This is an awful SDL engine example. I've made rendering engines before. You should for example have a second windowless openGL context with its own thread so that you can be sending drawing commands at the same time you are updating GPU ram buffers. Generally the main thread is required to be handling input (due to cross platform requirements) and should only be doing that. Everything else including file loading should be running in async threads. It would require you to be a competent programmer though.
That crosses into personal attack, which we ban people for, and name-calling, which the site guidelines ask you not to do.
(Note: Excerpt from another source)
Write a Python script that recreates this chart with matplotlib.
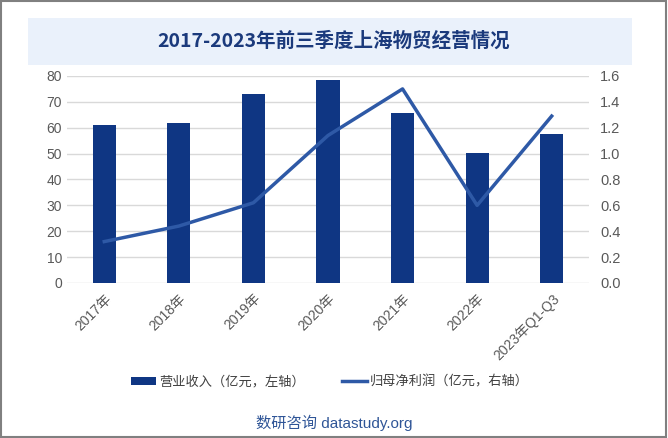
import matplotlib
matplotlib.use("Agg")
import matplotlib.pyplot as plt
from matplotlib.patches import Rectangle, Patch
from matplotlib.lines import Line2D

plt.rcParams["font.family"] = ["Noto Sans CJK SC", "DejaVu Sans"]
latin_first = ["Liberation Sans", "Noto Sans CJK SC"]

years = ["2017年", "2018年", "2019年", "2020年", "2021年", "2022年", "2023年Q1-Q3"]
revenue = [61.1, 61.9, 73.1, 78.5, 65.7, 50.3, 57.6]
net_profit = [0.32, 0.44, 0.62, 1.14, 1.50, 0.60, 1.29]

bar_color = "#0F3683"
line_color = "#2E59A6"
tick_color = "#595959"

fig = plt.figure(figsize=(6.68, 4.38), dpi=100)

# 外框 + 标题底色
fig.patches.append(Rectangle((0.0015, 0.002), 0.996, 0.995, transform=fig.transFigure,
                             fill=False, edgecolor="#808080", lw=1.5))
fig.patches.append(Rectangle((0.042, 0.851), 0.904, 0.108, transform=fig.transFigure,
                             facecolor="#EAF1FB", edgecolor="none"))
fig.text(0.5, 0.906, "2017-2023年前三季度上海物贸经营情况", ha="center", va="center",
         fontsize=14, fontweight="bold", color="#1B3A7C")

ax = fig.add_axes([0.1003, 0.3539, 0.7814, 0.4726])
x = range(len(years))
ax.bar(x, revenue, width=0.31, color=bar_color, zorder=2)
ax.set_ylim(0, 80)
ax.set_yticks(range(0, 81, 10))
ax.set_xlim(-0.5, len(years) - 0.5)
ax.set_xticks(list(x))
ax.set_xticklabels(years, rotation=45, ha="right", rotation_mode="anchor")
ax.grid(axis="y", color="#D9D9D9", lw=1, zorder=0)
for s in ax.spines.values():
    s.set_visible(False)
ax.tick_params(length=0, colors=tick_color, labelsize=10)
ax.tick_params(axis="x", pad=6)

ax2 = ax.twinx()
ax2.plot(x, net_profit, color=line_color, lw=2.5, zorder=3)
ax2.set_ylim(0, 1.6)
ax2.set_yticks([i * 0.2 for i in range(9)])
ax2.set_yticklabels([f"{i * 0.2:.1f}" for i in range(9)])
for s in ax2.spines.values():
    s.set_visible(False)
ax2.tick_params(length=0, colors=tick_color, labelsize=10.5, pad=8)

for lbl in ax.get_xticklabels() + ax.get_yticklabels() + ax2.get_yticklabels():
    lbl.set_family(latin_first)

handles = [Patch(facecolor=bar_color, label="营业收入（亿元，左轴）"),
           Line2D([0], [0], color=line_color, lw=2.5, label="归母净利润（亿元，右轴）")]
fig.legend(handles=handles, loc="center", bbox_to_anchor=(0.494, 0.128), ncol=2,
           frameon=False, fontsize=9.5, labelcolor="#404040", columnspacing=2.8,
           handlelength=1.9, handleheight=0.6, handletextpad=0.25)

fig.text(0.5, 0.034, "数研咨询 datastudy.org", ha="center", va="center",
         fontsize=11, color="#2F5597", family=latin_first)

fig.savefig("out.png", dpi=100)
Would you mind reviewing https://news.ycombinator.com/newsguidelines.html and taking the spirit of this site more to heart? If you know more than others, the thing to do here is not to put others down, but to offer some of what you know, so we all can learn. Or you can ask about why they did X rather than Y. Perhaps they also know quite a bit, and chose X for an interesting reason.
"It would require you to be a competent programmer though." is not blunt criticism. It is simply unkind and unnecessary. You can be blunt without being nasty.
While I do sometimes think reactions on HN could use a little "lighten up already", I agree with 'dang' here. You definitely crossed the line in this case.
Although multi-threaded engines are now standard, this model adds complexity and is overkill for most games beginners will make (and many commercial indie titles). There is also no reason not to start with a single threaded renderer and move to multi-threading in a later article. Right now it isn't even past creating a window...
Honestly, if you're going to be so critical you should suggest the tutorial should use Vulkan instead of OpenGL, but wait neither of those support all gaming platforms so you have to write a low level API wrapper for Metal and DirectX12 as well, then write a shader translator... Etc. The gap is large between a toy engine and a commercial engine, but there are a lot of fun games you can make with a toy.
When I was younger my programs would start to fall apart after a few thousand lines. It took a LOT of practice, both writing programs from scratch and working on large programs that were correctly designed.
One thing to remember is the act of coding is a bit different from architecting a program. If you are unsure of how it is going to work it is probably not going to work and as your program grows in size will become unmanageable as you continually have to rewrite it to take things into account that you didn't plan on. It helps to become familiar with design patterns and to pseudocode the overall structure. Expressing your desired architecture into code is a big enough challenge without trying to do it at the same time.
There are better SDL tutorials from the 90's.